August 1, 2013
US Breastfeeding Rates One The Rise, According To CDC
redOrbit Staff & Wire Reports - Your Universe Online
Experts in the medical community tout breastfeeding as a way to potentially save billions of dollars in health care costs each year, Reuters reporter Yasmeen Abutaleb explained. It is also said to be healthier for both babies and mothers, which has led to hospitals to encourage women to stay closer together with their children after giving birth.
"Researchers and doctors often tout lower risks for ear and gastrointestinal infections, diabetes, obesity and other chronic diseases among those who were breastfed. It can also lower the risk of breast and ovarian cancer in mothers," Abutaleb said. "Breastfeeding could save more than $2 billion in annual medical costs if all recommendations were met, researchers calculated."
"This is great news for the health of our nation because babies who are breastfed have lower risks of ear and gastrointestinal infections, diabetes and obesity, and mothers who breastfeed have lower risks of breast and ovarian cancers," CDC Director Tom Frieden said in a statement. He added that it was "critical" to continue working "to improve hospital, community and workplace support for breastfeeding."
The CDC also reported the percentage of hospitals that are launching efforts to help keep mothers and newborns together following birth are on the rise. In 2007, 30 percent of hospitals reported they allowed infants to "room in" with their mother at least 23 hours per day. That number increased to 37 percent in 2011. Furthermore, the agency said the percentage of medical facilities allowing newborns to have skin-to-skin contact with their mother following birth increased from approximately 41 percent in 2007 to over 54 percent four years later.
"The period right after a baby is born is a critical time for establishing breastfeeding," explained Janet L. Collins, director of the CDC's Division of Nutrition, Physical Activity, and Obesity.
"Rooming in and skin-to-skin contact help ensure that mothers and babies stay together and are able to start and continue breastfeeding," she added. "These are meaningful steps hospitals can take to support mothers and families and help improve breastfeeding rates."
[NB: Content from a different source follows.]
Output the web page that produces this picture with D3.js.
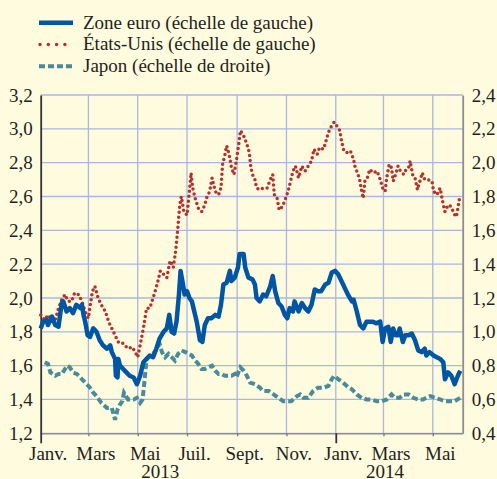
<!DOCTYPE html>
<html>
<head>
<meta charset="utf-8">
<style>
    body { margin: 0; background: #fffbdf; }
    svg { display: block; }
    text { font-family: "Liberation Serif", "Times New Roman", serif; fill: #231f20; }
</style>
</head>
<body>
<div id="chart"></div>

<script src="https://cdn.jsdelivr.net/npm/d3@7"></script>
<script>
    // Rendements souverains, janv. 2013 - juin 2014
    // series are [days since 1 Jan 2013, value in %]

    var monthNames = ["Janv.", "Févr.", "Mars", "Avr.", "Mai", "Juin",
        "Juil.", "Août", "Sept.", "Oct.", "Nov.", "Déc."];
    var yearLabels = ["2013", "2014"];
    var leftTicks = [1.2, 1.4, 1.6, 1.8, 2.0, 2.2, 2.4, 2.6, 2.8, 3.0, 3.2];
    var rightTicks = [0.4, 0.6, 0.8, 1.0, 1.2, 1.4, 1.6, 1.8, 2.0, 2.2, 2.4];
    var legendLabels = ["Zone euro (échelle de gauche)",
        "États-Unis (échelle de gauche)",
        "Japon (échelle de droite)"];

    var zoneEuro = [
        [0, 1.82], [3, 1.86], [7, 1.87], [9, 1.84], [14, 1.89], [18, 1.84], [22, 1.83], [24, 1.90],
        [26, 1.97], [28, 1.98], [32, 1.92], [36, 1.94], [40, 1.91], [44, 1.96], [49, 1.94], [51, 1.96],
        [53, 1.90], [55, 1.86], [58, 1.78], [61, 1.77], [65, 1.82], [69, 1.80], [73, 1.75], [77, 1.72],
        [82, 1.70], [86, 1.72], [88, 1.68], [92, 1.64], [93, 1.54], [95, 1.53], [96, 1.64], [98, 1.60],
        [102, 1.58], [106, 1.56], [110, 1.54], [115, 1.53], [119, 1.49], [123, 1.54], [127, 1.62], [131, 1.64],
        [135, 1.66], [139, 1.65], [143, 1.70], [147, 1.76], [152, 1.80], [156, 1.82], [159, 1.90], [162, 1.80],
        [165, 1.79], [168, 1.86], [171, 2.02], [173, 2.16], [176, 2.08], [178, 2.02], [181, 2.04], [184, 2.00],
        [187, 1.98], [189, 1.94], [193, 1.86], [197, 1.75], [200, 1.74], [203, 1.84], [207, 1.88], [211, 1.88],
        [216, 1.90], [220, 1.89], [223, 1.96], [226, 2.08], [230, 2.09], [234, 2.16], [236, 2.10], [240, 2.12],
        [244, 2.18], [246, 2.26], [251, 2.26], [253, 2.18], [257, 2.12], [262, 2.11], [265, 2.08], [267, 2.00],
        [271, 1.98], [275, 2.02], [279, 2.01], [284, 2.07], [287, 2.13], [290, 2.04], [294, 1.97], [298, 1.95],
        [302, 1.90], [305, 1.88], [308, 1.94], [312, 1.92], [314, 1.98], [319, 1.92], [323, 1.97], [327, 1.94],
        [331, 1.92], [335, 1.96], [339, 2.05], [343, 2.04], [347, 2.04], [352, 2.08], [356, 2.09], [360, 2.15],
        [364, 2.16], [368, 2.14], [372, 2.10], [376, 2.06], [380, 2.02], [385, 1.98], [387, 1.99], [391, 1.92],
        [395, 1.84], [399, 1.82], [403, 1.86], [407, 1.86], [411, 1.86], [415, 1.85], [420, 1.86], [423, 1.74],
        [426, 1.82], [430, 1.83], [433, 1.74], [436, 1.82], [439, 1.78], [442, 1.78], [444, 1.82], [448, 1.74],
        [451, 1.78], [455, 1.78], [459, 1.79], [463, 1.75], [467, 1.69], [471, 1.68], [475, 1.70], [477, 1.66],
        [481, 1.68], [486, 1.66], [490, 1.65], [494, 1.64], [498, 1.62], [500, 1.52], [504, 1.56], [508, 1.54],
        [512, 1.49], [516, 1.54], [519, 1.57]
    ];

    var etatsUnis = [
        [0, 1.90], [5, 1.87], [9, 1.90], [14, 1.86], [18, 1.87], [22, 1.94], [26, 1.99], [30, 2.02],
        [34, 1.98], [38, 1.98], [42, 2.03], [47, 2.02], [51, 1.98], [55, 1.92], [59, 1.88], [62, 1.98],
        [64, 2.04], [67, 2.07], [71, 2.00], [75, 1.96], [80, 1.92], [84, 1.86], [88, 1.82], [92, 1.78],
        [96, 1.74], [100, 1.74], [104, 1.72], [108, 1.70], [113, 1.71], [117, 1.68], [120, 1.65], [123, 1.72],
        [127, 1.82], [131, 1.94], [135, 1.94], [139, 2.00], [144, 2.08], [148, 2.16], [152, 2.14], [156, 2.12],
        [160, 2.22], [164, 2.18], [167, 2.28], [169, 2.38], [171, 2.49], [172, 2.55], [174, 2.60], [177, 2.51],
        [181, 2.49], [184, 2.63], [186, 2.74], [188, 2.65], [191, 2.59], [195, 2.53], [199, 2.51], [203, 2.55],
        [205, 2.59], [209, 2.63], [212, 2.71], [216, 2.63], [220, 2.61], [223, 2.65], [225, 2.79], [228, 2.85],
        [230, 2.90], [233, 2.85], [236, 2.77], [239, 2.73], [242, 2.81], [245, 2.91], [247, 2.99], [251, 2.96],
        [255, 2.91], [258, 2.86], [260, 2.77], [262, 2.73], [265, 2.70], [267, 2.65], [271, 2.64], [275, 2.65],
        [280, 2.65], [284, 2.70], [287, 2.73], [289, 2.61], [292, 2.60], [295, 2.52], [299, 2.54], [303, 2.59],
        [306, 2.63], [309, 2.69], [312, 2.75], [315, 2.78], [319, 2.71], [323, 2.78], [327, 2.75], [331, 2.78],
        [335, 2.81], [338, 2.88], [342, 2.85], [345, 2.89], [350, 2.88], [353, 2.93], [356, 2.98], [360, 3.02],
        [363, 3.04], [366, 3.02], [370, 2.99], [372, 2.93], [375, 2.87], [379, 2.86], [383, 2.87], [387, 2.82],
        [389, 2.77], [392, 2.74], [395, 2.69], [397, 2.63], [399, 2.59], [401, 2.69], [404, 2.71], [407, 2.76],
        [411, 2.74], [416, 2.75], [420, 2.70], [423, 2.65], [426, 2.63], [428, 2.71], [431, 2.79], [434, 2.77],
        [436, 2.69], [439, 2.73], [442, 2.78], [445, 2.75], [449, 2.73], [452, 2.76], [455, 2.77], [457, 2.81],
        [460, 2.73], [463, 2.71], [466, 2.64], [469, 2.69], [472, 2.74], [475, 2.70], [479, 2.70], [484, 2.69],
        [486, 2.63], [490, 2.61], [494, 2.65], [498, 2.55], [500, 2.51], [504, 2.55], [508, 2.54], [511, 2.50],
        [514, 2.48], [515, 2.50], [518, 2.59], [519, 2.59]
    ];

    var japon = [
        [5, 0.82], [9, 0.81], [12, 0.76], [18, 0.74], [22, 0.75], [26, 0.75], [30, 0.78], [33, 0.80],
        [36, 0.79], [40, 0.76], [45, 0.75], [49, 0.73], [53, 0.71], [57, 0.69], [61, 0.67], [65, 0.64],
        [69, 0.62], [75, 0.58], [82, 0.55], [88, 0.55], [92, 0.48], [95, 0.54], [98, 0.57], [101, 0.59],
        [103, 0.64], [108, 0.60], [115, 0.60], [119, 0.61], [123, 0.58], [126, 0.60], [128, 0.69], [131, 0.84],
        [135, 0.86], [139, 0.87], [144, 0.90], [147, 0.93], [150, 0.88], [154, 0.85], [158, 0.87], [162, 0.85],
        [166, 0.83], [170, 0.87], [174, 0.89], [179, 0.88], [183, 0.87], [187, 0.86], [191, 0.83], [195, 0.81],
        [199, 0.78], [203, 0.78], [207, 0.79], [212, 0.80], [216, 0.77], [220, 0.75], [224, 0.75], [228, 0.74],
        [232, 0.74], [236, 0.74], [240, 0.75], [242, 0.73], [247, 0.79], [251, 0.77], [255, 0.74], [259, 0.70],
        [265, 0.69], [271, 0.67], [275, 0.65], [282, 0.65], [288, 0.63], [294, 0.61], [300, 0.59], [306, 0.59],
        [310, 0.59], [317, 0.62], [321, 0.63], [325, 0.61], [331, 0.61], [337, 0.65], [343, 0.67], [350, 0.67],
        [356, 0.68], [360, 0.72], [363, 0.74], [368, 0.72], [374, 0.70], [381, 0.67], [385, 0.66], [391, 0.63],
        [397, 0.61], [403, 0.60], [409, 0.60], [416, 0.59], [422, 0.59], [428, 0.60], [434, 0.63], [438, 0.61],
        [444, 0.61], [449, 0.63], [455, 0.63], [461, 0.61], [467, 0.60], [473, 0.60], [477, 0.61], [482, 0.62],
        [488, 0.61], [494, 0.60], [500, 0.59], [506, 0.59], [512, 0.59], [519, 0.61]
    ];

    var width = 497,
        height = 479;

    var plotLeft = 40.7,
        plotRight = 462.7,
        plotTop = 95,
        plotBottom = 433.3;

    var start = new Date(2013, 0, 1);
    var toDate = function(d) { return d3.timeDay.offset(start, d); };
    var formatComma = function(v) { return d3.format(".1f")(v).replace(".", ","); };

    var colors = ["#0055a5", "#b3322d", "#4a8b9b"];

    var svg = d3.select("#chart").append("svg")
        .attr("width", width)
        .attr("height", height);

    svg.append("rect")
        .attr("width", width)
        .attr("height", height)
        .attr("fill", "#fffbdf");

    var x = d3.scaleTime()
        .domain([start, new Date(2014, 5, 7)])
        .range([plotLeft, plotRight]);

    var yLeft = d3.scaleLinear()
        .domain([1.2, 3.2])
        .range([plotBottom, plotTop]);

    var yRight = d3.scaleLinear()
        .domain([0.4, 2.4])
        .range([plotBottom, plotTop]);

    var monthTicks = x.ticks(d3.timeMonth.every(2));

    // grid
    var grid = svg.append("g").attr("class", "grid");
    grid.selectAll("line.h")
        .data(leftTicks)
        .enter().append("line")
        .attr("class", "h")
        .attr("x1", plotLeft).attr("x2", plotRight)
        .attr("y1", function(d) { return yLeft(d); })
        .attr("y2", function(d) { return yLeft(d); })
        .attr("stroke", "#a9b7e2")
        .attr("stroke-width", 1.3);

    grid.selectAll("line.v")
        .data(monthTicks.slice(1))
        .enter().append("line")
        .attr("class", "v")
        .attr("x1", function(d) { return x(d); })
        .attr("x2", function(d) { return x(d); })
        .attr("y1", plotTop).attr("y2", plotBottom)
        .attr("stroke", "#a9b7e2")
        .attr("stroke-width", 1.3);

    // axes
    var xAxis = svg.append("g")
        .attr("transform", "translate(0," + plotBottom + ")")
        .call(d3.axisBottom(x)
            .tickValues(monthTicks)
            .tickSize(3)
            .tickSizeOuter(0)
            .tickPadding(10)
            .tickFormat(function(d) { return monthNames[d.getMonth()]; }));

    xAxis.select(".domain").attr("stroke", "#8e8e8e").attr("stroke-width", 1.6);
    xAxis.selectAll(".tick line")
        .attr("y2", function(d) { return d.getMonth() === 0 ? 10 : 3; })
        .attr("stroke", function(d) { return d.getMonth() === 0 ? "#333" : "#777"; })
        .attr("stroke-width", function(d) { return d.getMonth() === 0 ? 1.8 : 1.3; });
    xAxis.selectAll(".tick text")
        .attr("dx", 7);

    svg.selectAll("text.year")
        .data(yearLabels)
        .enter().append("text")
        .attr("class", "year")
        .attr("x", function(d, i) { return x(i === 0 ? new Date(2013, 4, 29) : new Date(2014, 2, 3)); })
        .attr("y", 478)
        .attr("text-anchor", "middle")
        .attr("font-size", 19)
        .text(function(d) { return d; });

    var leftAxis = svg.append("g")
        .attr("transform", "translate(" + plotLeft + ",0)")
        .call(d3.axisLeft(yLeft)
            .tickValues(leftTicks)
            .tickSize(0)
            .tickPadding(8)
            .tickFormat(formatComma));
    leftAxis.select(".domain").attr("stroke", "#333").attr("stroke-width", 1.8);

    var rightAxis = svg.append("g")
        .attr("transform", "translate(" + plotRight + ",0)")
        .call(d3.axisRight(yRight)
            .tickValues(rightTicks)
            .tickSize(0)
            .tickPadding(9)
            .tickFormat(formatComma));
    rightAxis.select(".domain").attr("stroke", "#8e8e8e").attr("stroke-width", 1.8);

    svg.selectAll(".tick text")
        .attr("font-size", 19)
        .attr("font-family", "Liberation Serif")
        .attr("fill", "#231f20");

    // lines
    var lineLeft = d3.line()
        .x(function(d) { return x(toDate(d[0])); })
        .y(function(d) { return yLeft(d[1]); });

    var lineRight = d3.line()
        .x(function(d) { return x(toDate(d[0])); })
        .y(function(d) { return yRight(d[1]); });

    svg.append("path")
        .datum(japon)
        .attr("d", lineRight)
        .attr("fill", "none")
        .attr("stroke", colors[2])
        .attr("stroke-width", 4)
        .attr("stroke-dasharray", "6 3");

    svg.append("path")
        .datum(etatsUnis)
        .attr("d", lineLeft)
        .attr("fill", "none")
        .attr("stroke", colors[1])
        .attr("stroke-width", 3.5)
        .attr("stroke-linecap", "round")
        .attr("stroke-dasharray", "0 5");

    svg.append("path")
        .datum(zoneEuro)
        .attr("d", lineLeft)
        .attr("fill", "none")
        .attr("stroke", colors[0])
        .attr("stroke-width", 4.5)
        .attr("stroke-linejoin", "round");

    // legend
    var legend = svg.append("g").attr("class", "legend");
    var legendRows = legend.selectAll("g")
        .data(legendLabels)
        .enter().append("g")
        .attr("transform", function(d, i) { return "translate(0," + (22.7 + i * 21.8) + ")"; });

    legendRows.append("line")
        .attr("x1", function(d, i) { return i === 1 ? 40 : 39; })
        .attr("x2", 73)
        .attr("stroke", function(d, i) { return colors[i]; })
        .attr("stroke-width", function(d, i) { return i === 0 ? 4.5 : i === 1 ? 3.5 : 4; })
        .attr("stroke-linecap", function(d, i) { return i === 1 ? "round" : "butt"; })
        .attr("stroke-dasharray", function(d, i) { return i === 0 ? null : i === 1 ? "0 8.3" : "6 3"; });

    legendRows.append("text")
        .attr("x", 83)
        .attr("y", 5.8)
        .attr("font-size", 19)
        .text(function(d) { return d; });
</script>
</body>
</html>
Earlier this week, a new study published in the journal JAMA Pediatrics discovered a link between breastfeeding and babies' intelligence. As part of the research, the authors followed more than 1,300 mothers and babies between the years of 1999 and 2010, tracking which youngsters were still nursing after 12 months and then assessing the children's IQ levels at the ages of 3 and 7 via standardized testing.
The investigators discovered children who were still breastfeeding beyond the one-year point had higher language recognition scores at the age of 3 than those who had been switched over to baby formula. Furthermore, the breastfeeding group scored higher on both verbal and nonverbal intelligence tests at age 7, lead author Mandy Belfort, a pediatrician at Boston Children's Hospital, and her colleagues said in the study.